By pointing to the three-dimensionality of the canvas as an object, Fontana betrays his origins as a sculptor, not a painter. Early in his career he had been a monumental sculptor in Argentina, following in his father's footsteps, and he continued this later in Italy. But even in the 1950s, he had begun to interest himself in other media, in works on paper and on canvas. It was perhaps his training as a sculptor that led him to investigate and disrupt the flatness of these media. Initially, he pierced these with holes which appeared like punctures, hinting at a frenetic violence in their creation. But in the so-called Attese, where slashes replaced these holes, he introduced a sense of refinement. The clean edges of these cuts and the implicit rhythm within their gestural sweep down the canvas fill the work with an elegance that hints at the ballet-like act of their creation.

As a sculptor, then, Fontana introduced us to the concept that the canvas is itself an object in three-dimensional space; but in fact, it is in another sense that Fontana's Concetto spaziale, Attese is truly spatial or three-dimensional: it is not the canvas, but the holes inside it that are Fontana's true work of art. With his smooth and elegant slash, he has sculpted space itself, creating an area that at the moment is held in place by the canvas. To sculpt with space as a raw material-- what could be more apt in the Space Age? Discussing this new perspective, the Second Spatial Manifesto declared that:

'If the artist, locked in his tower, once represented himself and his astonishment and saw the landscape through his windows and then, having come down from the castles into the cities, he mixed with other men and saw from close-up the trees and the objects, now, today, we spatial artists have escaped from the cities, we have shattered our shell, our physical crust, and we have looked at ourselves from above, photographing the earth from rockets in flight' (signed by G. Dova, L. Fontana, B. Joppolo, G. Kaisserlian, M. Milani, A Tullier, Milan, March 1948, reproduced in E. Crispolti & R. Siligato (ed.), Lucio Fontana, exh.cat., Milan, 1998, p.118).

Fontana's desire to create an art that remains relevant to the era of scientific discoveries in which he lived is evident in the gestures with which he created Concetto spaziale, Attese.
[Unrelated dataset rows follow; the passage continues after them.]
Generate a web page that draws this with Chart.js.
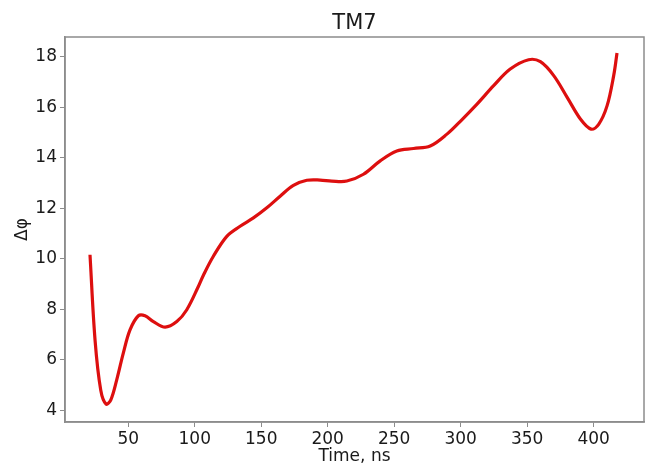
<!DOCTYPE html>
<html>
<head>
<meta charset="utf-8">
<script src="https://cdn.jsdelivr.net/npm/chart.js"></script>
<style>
    html, body { margin: 0; padding: 0; background: #fff; }
    #wrap { width: 648px; height: 467px; }
</style>
</head>
<body>
<div id="wrap"><canvas id="tm7-chart" width="648" height="467"></canvas></div>
<script>
    // values
    const timeNs = [21.2, 25, 29.3, 33.3, 36.8, 41.3, 46.3, 51.3, 57.6, 62.6, 68.9, 77.7, 86.5, 94,
        102.7, 106.5, 114, 124.1, 134.1, 144.1, 154.2, 164.2, 174.2, 184.3, 194.3, 203, 214.4,
        226.9, 239.5, 252, 264.6, 277.1, 289.7, 300.5, 312.3, 324.8, 337.3, 351.1, 360, 370,
        380.1, 390.2, 398.1, 403.8, 410.1, 415.1, 417.6];
    const deltaPhi = [10.16, 6.78, 4.79, 4.24, 4.4, 5.2, 6.27, 7.18, 7.74, 7.74, 7.51, 7.29, 7.51, 7.98,
        8.9, 9.35, 10.1, 10.89, 11.29, 11.62, 12.02, 12.48, 12.91, 13.11, 13.12, 13.08, 13.08,
        13.35, 13.88, 14.27, 14.37, 14.47, 14.94, 15.49, 16.13, 16.86, 17.52, 17.89, 17.81, 17.26,
        16.4, 15.53, 15.14, 15.33, 16.06, 17.26, 18.16];
    const xTicks = [50, 100, 150, 200, 250, 300, 350, 400];
    const yTicks = [4, 6, 8, 10, 12, 14, 16, 18];

    const frameColor = '#8c8c8c';
    const textColor = '#1a1a1a';
    const font = 'DejaVu Sans';

    // frame on all four sides + title centred over the plot area
    const framePlugin = {
        id: 'frame',
        afterDraw(chart) {
            const a = chart.chartArea;
            const ctx = chart.ctx;
            ctx.save();
            ctx.strokeStyle = frameColor;
            ctx.lineWidth = 1.5;
            ctx.strokeRect(a.left, a.top, a.right - a.left, a.bottom - a.top);
            ctx.fillStyle = textColor;
            ctx.font = '21px "DejaVu Sans"';
            ctx.textAlign = 'center';
            ctx.textBaseline = 'middle';
            ctx.fillText('TM7', (a.left + a.right) / 2, 24);
            ctx.restore();
        }
    };

    new Chart(document.getElementById('tm7-chart'), {
        type: 'line',
        data: {
            datasets: [{
                data: timeNs.map((t, i) => ({ x: t, y: deltaPhi[i] })),
                borderColor: '#dd0f0f',
                borderWidth: 3.2,
                pointRadius: 0,
                tension: 0.35,
                fill: false
            }]
        },
        options: {
            responsive: false,
            animation: false,
            layout: { padding: { left: 0, right: 4, top: 37, bottom: 0 } },
            plugins: {
                legend: { display: false },
                tooltip: { enabled: false },
                title: { display: false }
            },
            scales: {
                x: {
                    type: 'linear',
                    min: 2.4,
                    max: 437.9,
                    afterBuildTicks: (s) => { s.ticks = xTicks.map(v => ({ value: v })); },
                    afterFit: (s) => { s.height = 45; },
                    border: { display: true, color: frameColor, width: 1.5 },
                    grid: { drawOnChartArea: false, tickLength: 5, color: frameColor },
                    ticks: { color: textColor, font: { family: font, size: 17 }, padding: 2, maxRotation: 0 },
                    title: {
                        display: true,
                        text: 'Time, ns',
                        color: textColor,
                        font: { family: font, size: 17 },
                        padding: { top: 0, bottom: 0 }
                    }
                },
                y: {
                    min: 3.53,
                    max: 18.79,
                    afterBuildTicks: (s) => { s.ticks = yTicks.map(v => ({ value: v })); },
                    afterFit: (s) => { s.width = 65; },
                    border: { display: true, color: frameColor, width: 1.5 },
                    grid: { drawOnChartArea: false, tickLength: 5, color: frameColor },
                    ticks: { color: textColor, font: { family: font, size: 17 }, padding: 3 },
                    title: {
                        display: true,
                        text: 'Δφ',
                        color: textColor,
                        font: { family: font, size: 17 },
                        padding: { top: 12, bottom: 0 }
                    }
                }
            }
        },
        plugins: [framePlugin]
    });
</script>
</body>
</html>
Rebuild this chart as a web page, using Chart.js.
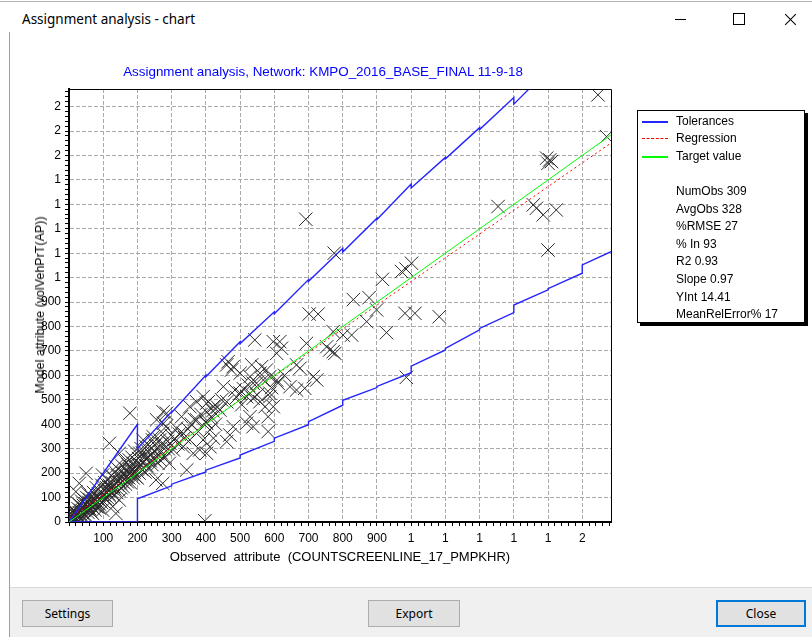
<!DOCTYPE html>
<html><head><meta charset="utf-8">
<script src="https://cdn.jsdelivr.net/npm/chart.js@4.4.1/dist/chart.umd.min.js"></script>
<style>
html,body{margin:0;padding:0;background:#fff;width:812px;height:637px;overflow:hidden;font-family:"Liberation Sans",Arial,sans-serif;}
#wrap{position:relative;width:812px;height:637px;background:#fff;}
.abs{position:absolute;}
#topline{left:0;top:1px;width:812px;height:1px;background:#b4b4b4;}
#leftline{left:9px;top:32px;width:1px;height:605px;background:#a0a0a0;}
#wtitle{left:22px;top:10px;font:13.5px "Segoe UI","Noto Sans",sans-serif;color:#000;white-space:nowrap;}
#minb{left:675px;top:19px;width:11px;height:1px;background:#000;}
#maxb{left:733px;top:13px;width:10px;height:10px;border:1px solid #000;}
.xl{width:15px;height:1px;background:#000;top:19px;left:783px;}
#c{position:absolute;left:0;top:0;}
#ctitle{left:0;top:64px;width:646px;text-align:center;color:#0000ff;font:13.4px "Liberation Sans",Arial,sans-serif;white-space:nowrap;}
#ytitle{left:40px;top:305px;transform:translate(-50%,-50%) rotate(-90deg);font:12.5px "Liberation Sans",Arial,sans-serif;color:#000;white-space:nowrap;}
#legend{left:637px;top:110px;width:166px;height:211px;border:1px solid #000;background:#fff;box-shadow:3px 3px 0 #000;font:12px "Liberation Sans",Arial,sans-serif;color:#000;}
#legend .ln{position:absolute;left:4px;width:26px;}
#legend .tx{position:absolute;left:38px;white-space:nowrap;line-height:14px;}
#panel{left:10px;top:587px;width:802px;height:50px;background:#f0f0f0;border-top:1px solid #d8d8d8;}
.btn{position:absolute;top:600px;height:25px;background:#e1e1e1;border:1px solid #adadad;font:12px "Segoe UI","Noto Sans",sans-serif;color:#000;text-align:center;line-height:25px;}
</style></head>
<body><div id="wrap">
<div class="abs" id="topline"></div>
<div class="abs" id="leftline"></div>
<div class="abs" id="wtitle">Assignment analysis - chart</div>
<div class="abs" id="minb"></div>
<div class="abs" id="maxb"></div>
<div class="abs xl" style="transform:rotate(45deg)"></div>
<div class="abs xl" style="transform:rotate(-45deg)"></div>
<canvas id="c" width="812" height="585"></canvas>
<div class="abs" id="ctitle"></div>
<div class="abs" id="ytitle"></div>
<div class="abs" id="legend"></div>
<div class="abs" id="panel"></div>
<div class="btn" style="left:22px;width:89px;">Settings</div>
<div class="btn" style="left:368px;width:90px;">Export</div>
<div class="btn" style="left:716px;width:86px;border:2px solid #0078d7;height:23px;line-height:23px;">Close</div>
</div>
<script>
// ---- data ----
const chartTitle = 'Assignment analysis, Network: KMPO_2016_BASE_FINAL 11-9-18';
const xAxisTitle = 'Observed  attribute  (COUNTSCREENLINE_17_PMPKHR)';
const yAxisTitle = 'Model attribute (volVehPrT(AP))';
const xTickLabels = ['', '100','200','300','400','500','600','700','800','900','1','1','1','1','1','2'];
const yTickLabels = ['0','100','200','300','400','500','600','700','800','900','1','1','1','1','1','2','2','2'];
const xRange = [0, 1584];
const yRange = [0, 1772];
const legendSeries = [
  {label:'Tolerances', color:'#2424ff', dash:false},
  {label:'Regression', color:'#ff0000', dash:true},
  {label:'Target value', color:'#00ff00', dash:false}
];
const statLines = ['NumObs 309','AvgObs 328','%RMSE 27','% In 93','R2 0.93','Slope 0.97','YInt 14.41','MeanRelError% 17'];

const upperTolerance = [[0,0],[200,400],[200,300],[300,452],[300,448],[400,600],[400,594],[500,738],[500,730],[600,860],[600,852],[700,992],[700,985],[800,1120],[800,1105],[900,1243],[900,1238],[1000,1383],[1000,1367],[1100,1492],[1100,1486],[1200,1614],[1200,1606],[1300,1737],[1300,1710],[1400,1850]];
const lowerTolerance = [[0,0],[200,0],[200,95],[300,148],[300,155],[400,205],[400,212],[500,262],[500,274],[600,330],[600,343],[700,398],[700,411],[800,478],[800,498],[900,550],[900,555],[1000,611],[1000,638],[1100,704],[1100,710],[1200,786],[1200,792],[1300,857],[1300,888],[1400,950],[1400,955],[1500,1018],[1500,1052],[1584,1106]];
const regressionLine = [[0,14.41],[1584,1551]];
const targetLine = [[0,0],[1584,1584]];

const observations = [
[3,5],[5,18],[6,2],[8,30],[10,45],[11,6],[12,22],[14,35],[15,49],[16,10],[18,40],[19,3],[20,124],[20,28],[22,15],[24,34],[25,77],[26,55],[28,25],[30,158],[30,38],[31,18],[32,70],[34,48],[35,26],[36,12],[37,85],[38,40],[40,60],[41,22],[42,68],[44,50],[45,90],[46,32],[48,75],[50,22],[50,199],[51,55],[52,100],[54,66],[55,40],[56,115],[58,80],[60,55],[61,92],[63,45],[64,70],[66,105],[68,60],[69,35],[70,85],[72,120],[73,68],[75,95],[76,50],[78,80],[80,140],[81,62],[83,100],[84,78],[86,115],[88,58],[89,90],[90,72],[92,125],[93,95],[95,80],[96,150],[98,49],[98,192],[99,105],[100,85],
[102,130],[104,110],[105,160],[107,95],[108,125],[110,140],[112,100],[113,175],[115,130],[116,115],[118,322],[118,150],[120,105],[122,140],[123,190],[125,125],[127,160],[128,63],[130,145],[131,110],[132,180],[134,135],[135,205],[137,35],[137,226],[138,160],[140,120],[141,190],[143,150],[145,170],[146,130],[147,90],[147,281],[148,210],[150,160],[152,140],[153,185],[155,230],[156,165],[158,145],[160,200],[162,175],[163,250],[165,155],[167,215],[168,185],[170,165],[172,235],[173,200],[175,180],[176,254],[178,445],[178,215],[180,160],[181,226],[183,195],[184,265],[186,213],[188,180],[189,240],[190,205],[192,290],[193,225],[195,185],[196,250],[198,210],[200,235],[200,180],
[203,260],[205,200],[207,281],[209,235],[211,300],[213,215],[215,281],[217,336],[218,250],[220,270],[222,205],[225,308],[226,255],[228,230],[230,290],[232,265],[234,215],[236,310],[238,250],[240,275],[242,235],[244,336],[246,349],[248,290],[250,255],[252,315],[254,172],[256,418],[258,280],[260,240],[262,300],[265,336],[266,254],[268,285],[271,320],[274,158],[274,363],[275,451],[276,404],[278,300],[280,265],[283,390],[285,445],[288,330],[290,300],[293,240],[295,322],[298,355],
[305,295],[310,340],[314,384],[318,320],[322,360],[329,431],[334,363],[334,308],[338,345],[344,213],[348,380],[353,472],[353,336],[358,400],[363,281],[366,420],[373,418],[373,492],[378,370],[382,295],[386,440],[392,513],[392,336],[397,5],[400,410],[402,451],[402,404],[402,281],[402,486],[407,492],[412,377],[412,308],[416,430],[420,455],[422,472],[422,343],[428,400],[434,470],[441,458],[446,500],[451,554],[461,329],
[461,492],[461,643],[465,656],[470,356],[475,622],[480,390],[480,636],[485,540],[490,510],[500,527],[500,609],[505,480],[510,545],[519,513],[519,404],[524,560],[529,527],[529,595],[529,431],[534,643],[538,506],[538,390],[538,568],[543,745],[548,568],[550,520],[558,492],[558,609],[563,636],[568,581],[573,472],[577,622],[582,431],[582,370],[587,527],[587,595],[587,513],[592,550],[597,472],[597,738],[607,581],[607,690],[611,568],[616,738],[621,711],[630,600],[646,554],
[665,540],[665,643],[675,629],[689,547],[692,1239],[694,731],[702,851],[714,595],[724,581],[728,851],[753,717],[762,704],[772,697],[772,779],[775,1100],[777,690],[801,765],[826,765],[831,910],[870,820],[877,918],[899,868],[916,993],[928,775],[972,1025],[985,1035],[1001,1059],[982,854],[1011,854],[1082,840],[986,592],[1254,1291],[1357,1298],[1366,1284],[1386,1257],[1424,1277],[1400,1113],[1396,1489],[1405,1482],[1410,1475],[1400,1468],[1546,1748],[1571,1577]
];

// ---- page texts ----
document.getElementById('ctitle').textContent = chartTitle;
document.getElementById('ytitle').textContent = yAxisTitle;
const lg = document.getElementById('legend');
const rowY = [10, 27, 45];
legendSeries.forEach((s, i) => {
  const ln = document.createElement('div'); ln.className = 'ln';
  ln.style.top = rowY[i] + 'px';
  if (s.dash) { ln.style.height = '0px'; ln.style.borderTop = '1px dashed ' + s.color; }
  else { ln.style.height = '2px'; ln.style.background = s.color; }
  lg.appendChild(ln);
  const tx = document.createElement('div'); tx.className = 'tx';
  tx.style.top = (rowY[i] - 7) + 'px'; tx.textContent = s.label; lg.appendChild(tx);
});
statLines.forEach((t, i) => {
  const tx = document.createElement('div'); tx.className = 'tx';
  tx.style.top = (73 + i * 17.6) + 'px'; tx.textContent = t; lg.appendChild(tx);
});

// ---- chart ----
const toXY = a => a.map(p => ({x: p[0], y: p[1]}));
const isMajor = v => Math.round(v) % 100 === 0 && Math.round(v) > 0;
const gridCol = c => (c.tick && isMajor(c.tick.value)) ? '#a9a9a9' : 'rgba(0,0,0,0)';

const framePlugin = {
  id: 'frame',
  afterDatasetsDraw(chart) {
    const {ctx, chartArea: a} = chart;
    ctx.save();
    ctx.strokeStyle = '#000'; ctx.lineWidth = 1;
    ctx.beginPath();
    ctx.moveTo(a.left, Math.round(a.top) + 0.5);
    ctx.lineTo(Math.round(a.right) + 0.5, Math.round(a.top) + 0.5);
    ctx.lineTo(Math.round(a.right) + 0.5, a.bottom);
    ctx.stroke();
    ctx.restore();
  }
};

Chart.defaults.font.family = '"Liberation Sans", Arial, sans-serif';
Chart.defaults.font.size = 12;
Chart.defaults.color = '#000';

new Chart(document.getElementById('c'), {
  type: 'scatter',
  data: {
    datasets: [
      {label: legendSeries[0].label, data: toXY(upperTolerance), showLine: true, borderColor: legendSeries[0].color, borderWidth: 1.4, pointRadius: 0, clip: 0, order: 2},
      {label: legendSeries[0].label, data: toXY(lowerTolerance), showLine: true, borderColor: legendSeries[0].color, borderWidth: 1.4, pointRadius: 0, clip: 0, order: 2},
      {label: legendSeries[1].label, data: toXY(regressionLine), showLine: true, borderColor: legendSeries[1].color, borderDash: [2, 3], borderWidth: 1, pointRadius: 0, clip: 0, order: 1},
      {label: legendSeries[2].label, data: toXY(targetLine), showLine: true, borderColor: legendSeries[2].color, borderWidth: 1, pointRadius: 0, clip: 0, order: 0},
      {label: 'Observations', data: toXY(observations), pointStyle: 'crossRot', pointRadius: 9.5, borderColor: '#2a2a2a', backgroundColor: '#2a2a2a', borderWidth: 1, clip: 0, order: 10}
    ]
  },
  options: {
    responsive: false, animation: false, devicePixelRatio: 1,
    layout: {padding: {left: 0, top: 89, right: 201, bottom: 18}},
    plugins: {legend: {display: false}, tooltip: {enabled: false}, title: {display: false}},
    scales: {
      x: {
        type: 'linear', position: 'bottom', min: xRange[0], max: xRange[1],
        afterFit: s => { s.height = 45; },
        ticks: {stepSize: 20, autoSkip: false, maxRotation: 0, minRotation: 0, padding: 5, includeBounds: false,
          callback: v => isMajor(v) ? xTickLabels[Math.round(v) / 100] : ''},
        grid: {color: gridCol, lineWidth: 1, tickLength: 4, tickColor: '#000', tickWidth: 1},
        border: {display: true, color: '#000', width: 2, dash: [4, 2]},
        title: {display: true, text: xAxisTitle, color: '#000', font: {size: 13}, padding: {top: 0, bottom: 2}}
      },
      y: {
        type: 'linear', position: 'left', min: yRange[0], max: yRange[1],
        afterFit: s => { s.width = 69; },
        ticks: {stepSize: 20, autoSkip: false, padding: 4, includeBounds: false,
          callback: v => (Math.round(v) % 100 === 0) ? yTickLabels[Math.round(v) / 100] : ''},
        grid: {color: gridCol, lineWidth: 1, tickLength: 4, tickColor: '#000', tickWidth: 1},
        border: {display: true, color: '#000', width: 2, dash: [4, 2]}
      }
    }
  },
  plugins: [framePlugin]
});
</script>
</body></html>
The slashes, the movements of the arm and the knife, are themselves an artwork that exists not only in Space, but also in Time, a tribute to the world of science post-Einstein. The gesture, the opening of that space, is something that is not immortal but which, through its very irrevocability, is nonetheless eternal:

'The work of art is destroyed by time.
'When, in the final blaze of the universe, time and space no longer exist, there will be no memory of the monuments erected by man, although not a single hair on his head will have been lost. 'But we do not intend to abolish the art of the past or to stop life: we want painting to escape from its frame and sculpture from its bell-jar. An expression of aerial art of a minute is as if it lasts a thousand years, an eternity' (ibid., p.118).